Reproduce the data that follows in its entirety, character for character.
--- START Material supplied ---
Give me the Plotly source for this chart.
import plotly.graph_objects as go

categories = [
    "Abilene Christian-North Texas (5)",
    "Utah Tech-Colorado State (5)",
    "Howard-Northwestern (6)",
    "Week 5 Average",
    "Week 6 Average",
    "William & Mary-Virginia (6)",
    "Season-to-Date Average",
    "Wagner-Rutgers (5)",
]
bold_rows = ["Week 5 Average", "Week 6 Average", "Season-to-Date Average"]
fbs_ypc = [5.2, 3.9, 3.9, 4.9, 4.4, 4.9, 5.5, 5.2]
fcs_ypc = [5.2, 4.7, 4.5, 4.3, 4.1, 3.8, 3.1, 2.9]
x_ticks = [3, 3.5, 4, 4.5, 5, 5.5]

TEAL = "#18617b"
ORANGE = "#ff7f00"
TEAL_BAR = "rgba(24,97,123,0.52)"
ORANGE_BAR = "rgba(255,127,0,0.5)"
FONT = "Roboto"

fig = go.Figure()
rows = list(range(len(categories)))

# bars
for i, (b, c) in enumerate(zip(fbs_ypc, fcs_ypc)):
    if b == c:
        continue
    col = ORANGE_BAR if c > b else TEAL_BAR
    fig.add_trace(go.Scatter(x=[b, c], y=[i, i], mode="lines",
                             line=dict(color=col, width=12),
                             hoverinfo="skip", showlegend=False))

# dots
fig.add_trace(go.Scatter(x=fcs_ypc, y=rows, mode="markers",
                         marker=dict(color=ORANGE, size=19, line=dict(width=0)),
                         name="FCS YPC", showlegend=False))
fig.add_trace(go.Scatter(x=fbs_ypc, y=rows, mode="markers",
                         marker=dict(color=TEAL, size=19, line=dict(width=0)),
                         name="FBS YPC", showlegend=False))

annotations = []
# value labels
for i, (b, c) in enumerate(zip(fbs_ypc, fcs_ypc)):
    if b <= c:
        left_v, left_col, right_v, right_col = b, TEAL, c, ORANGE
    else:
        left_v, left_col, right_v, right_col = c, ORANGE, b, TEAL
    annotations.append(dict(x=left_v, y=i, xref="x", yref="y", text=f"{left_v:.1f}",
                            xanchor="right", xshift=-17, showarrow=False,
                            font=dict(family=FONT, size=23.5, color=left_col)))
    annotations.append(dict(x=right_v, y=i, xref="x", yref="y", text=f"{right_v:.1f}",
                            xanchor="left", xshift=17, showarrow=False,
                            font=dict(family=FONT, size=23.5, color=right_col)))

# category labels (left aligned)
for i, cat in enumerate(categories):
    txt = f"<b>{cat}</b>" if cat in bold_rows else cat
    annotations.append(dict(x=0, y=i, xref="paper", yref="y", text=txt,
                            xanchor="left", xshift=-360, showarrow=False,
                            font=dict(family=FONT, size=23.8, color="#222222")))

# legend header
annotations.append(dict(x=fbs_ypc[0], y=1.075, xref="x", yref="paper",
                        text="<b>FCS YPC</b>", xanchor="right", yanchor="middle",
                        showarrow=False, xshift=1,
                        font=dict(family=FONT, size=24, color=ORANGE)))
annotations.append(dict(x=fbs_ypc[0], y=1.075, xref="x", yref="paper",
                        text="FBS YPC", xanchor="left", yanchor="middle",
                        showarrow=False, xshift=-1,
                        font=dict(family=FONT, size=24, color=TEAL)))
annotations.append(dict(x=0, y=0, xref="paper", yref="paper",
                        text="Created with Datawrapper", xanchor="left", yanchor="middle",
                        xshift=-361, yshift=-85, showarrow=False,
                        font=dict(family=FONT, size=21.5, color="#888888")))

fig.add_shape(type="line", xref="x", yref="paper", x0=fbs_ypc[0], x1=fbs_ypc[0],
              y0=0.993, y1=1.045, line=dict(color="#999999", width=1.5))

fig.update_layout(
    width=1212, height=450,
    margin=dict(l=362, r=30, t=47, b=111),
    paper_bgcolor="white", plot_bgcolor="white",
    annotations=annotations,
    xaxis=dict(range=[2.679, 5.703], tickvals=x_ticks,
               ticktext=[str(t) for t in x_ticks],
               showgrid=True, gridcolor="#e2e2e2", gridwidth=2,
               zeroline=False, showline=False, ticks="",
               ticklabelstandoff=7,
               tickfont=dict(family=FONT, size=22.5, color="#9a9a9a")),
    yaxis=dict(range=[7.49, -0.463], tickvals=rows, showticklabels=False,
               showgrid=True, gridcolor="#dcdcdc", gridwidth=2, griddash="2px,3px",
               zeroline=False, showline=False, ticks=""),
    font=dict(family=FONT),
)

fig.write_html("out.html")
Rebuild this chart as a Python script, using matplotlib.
--- END Material supplied ---
## Solution to this problem
Give me the Plotly source for this chart.
import plotly.graph_objects as go

categories = [
    "Abilene Christian-North Texas (5)",
    "Utah Tech-Colorado State (5)",
    "Howard-Northwestern (6)",
    "Week 5 Average",
    "Week 6 Average",
    "William & Mary-Virginia (6)",
    "Season-to-Date Average",
    "Wagner-Rutgers (5)",
]
bold_rows = ["Week 5 Average", "Week 6 Average", "Season-to-Date Average"]
fbs_ypc = [5.2, 3.9, 3.9, 4.9, 4.4, 4.9, 5.5, 5.2]
fcs_ypc = [5.2, 4.7, 4.5, 4.3, 4.1, 3.8, 3.1, 2.9]
x_ticks = [3, 3.5, 4, 4.5, 5, 5.5]

TEAL = "#18617b"
ORANGE = "#ff7f00"
TEAL_BAR = "rgba(24,97,123,0.52)"
ORANGE_BAR = "rgba(255,127,0,0.5)"
FONT = "Roboto"

fig = go.Figure()
rows = list(range(len(categories)))

# bars
for i, (b, c) in enumerate(zip(fbs_ypc, fcs_ypc)):
    if b == c:
        continue
    col = ORANGE_BAR if c > b else TEAL_BAR
    fig.add_trace(go.Scatter(x=[b, c], y=[i, i], mode="lines",
                             line=dict(color=col, width=12),
                             hoverinfo="skip", showlegend=False))

# dots
fig.add_trace(go.Scatter(x=fcs_ypc, y=rows, mode="markers",
                         marker=dict(color=ORANGE, size=19, line=dict(width=0)),
                         name="FCS YPC", showlegend=False))
fig.add_trace(go.Scatter(x=fbs_ypc, y=rows, mode="markers",
                         marker=dict(color=TEAL, size=19, line=dict(width=0)),
                         name="FBS YPC", showlegend=False))

annotations = []
# value labels
for i, (b, c) in enumerate(zip(fbs_ypc, fcs_ypc)):
    if b <= c:
        left_v, left_col, right_v, right_col = b, TEAL, c, ORANGE
    else:
        left_v, left_col, right_v, right_col = c, ORANGE, b, TEAL
    annotations.append(dict(x=left_v, y=i, xref="x", yref="y", text=f"{left_v:.1f}",
                            xanchor="right", xshift=-17, showarrow=False,
                            font=dict(family=FONT, size=23.5, color=left_col)))
    annotations.append(dict(x=right_v, y=i, xref="x", yref="y", text=f"{right_v:.1f}",
                            xanchor="left", xshift=17, showarrow=False,
                            font=dict(family=FONT, size=23.5, color=right_col)))

# category labels (left aligned)
for i, cat in enumerate(categories):
    txt = f"<b>{cat}</b>" if cat in bold_rows else cat
    annotations.append(dict(x=0, y=i, xref="paper", yref="y", text=txt,
                            xanchor="left", xshift=-360, showarrow=False,
                            font=dict(family=FONT, size=23.8, color="#222222")))

# legend header
annotations.append(dict(x=fbs_ypc[0], y=1.075, xref="x", yref="paper",
                        text="<b>FCS YPC</b>", xanchor="right", yanchor="middle",
                        showarrow=False, xshift=1,
                        font=dict(family=FONT, size=24, color=ORANGE)))
annotations.append(dict(x=fbs_ypc[0], y=1.075, xref="x", yref="paper",
                        text="FBS YPC", xanchor="left", yanchor="middle",
                        showarrow=False, xshift=-1,
                        font=dict(family=FONT, size=24, color=TEAL)))
annotations.append(dict(x=0, y=0, xref="paper", yref="paper",
                        text="Created with Datawrapper", xanchor="left", yanchor="middle",
                        xshift=-361, yshift=-85, showarrow=False,
                        font=dict(family=FONT, size=21.5, color="#888888")))

fig.add_shape(type="line", xref="x", yref="paper", x0=fbs_ypc[0], x1=fbs_ypc[0],
              y0=0.993, y1=1.045, line=dict(color="#999999", width=1.5))

fig.update_layout(
    width=1212, height=450,
    margin=dict(l=362, r=30, t=47, b=111),
    paper_bgcolor="white", plot_bgcolor="white",
    annotations=annotations,
    xaxis=dict(range=[2.679, 5.703], tickvals=x_ticks,
               ticktext=[str(t) for t in x_ticks],
               showgrid=True, gridcolor="#e2e2e2", gridwidth=2,
               zeroline=False, showline=False, ticks="",
               ticklabelstandoff=7,
               tickfont=dict(family=FONT, size=22.5, color="#9a9a9a")),
    yaxis=dict(range=[7.49, -0.463], tickvals=rows, showticklabels=False,
               showgrid=True, gridcolor="#dcdcdc", gridwidth=2, griddash="2px,3px",
               zeroline=False, showline=False, ticks=""),
    font=dict(family=FONT),
)

fig.write_html("out.html")
Rebuild this chart as a Python script, using matplotlib.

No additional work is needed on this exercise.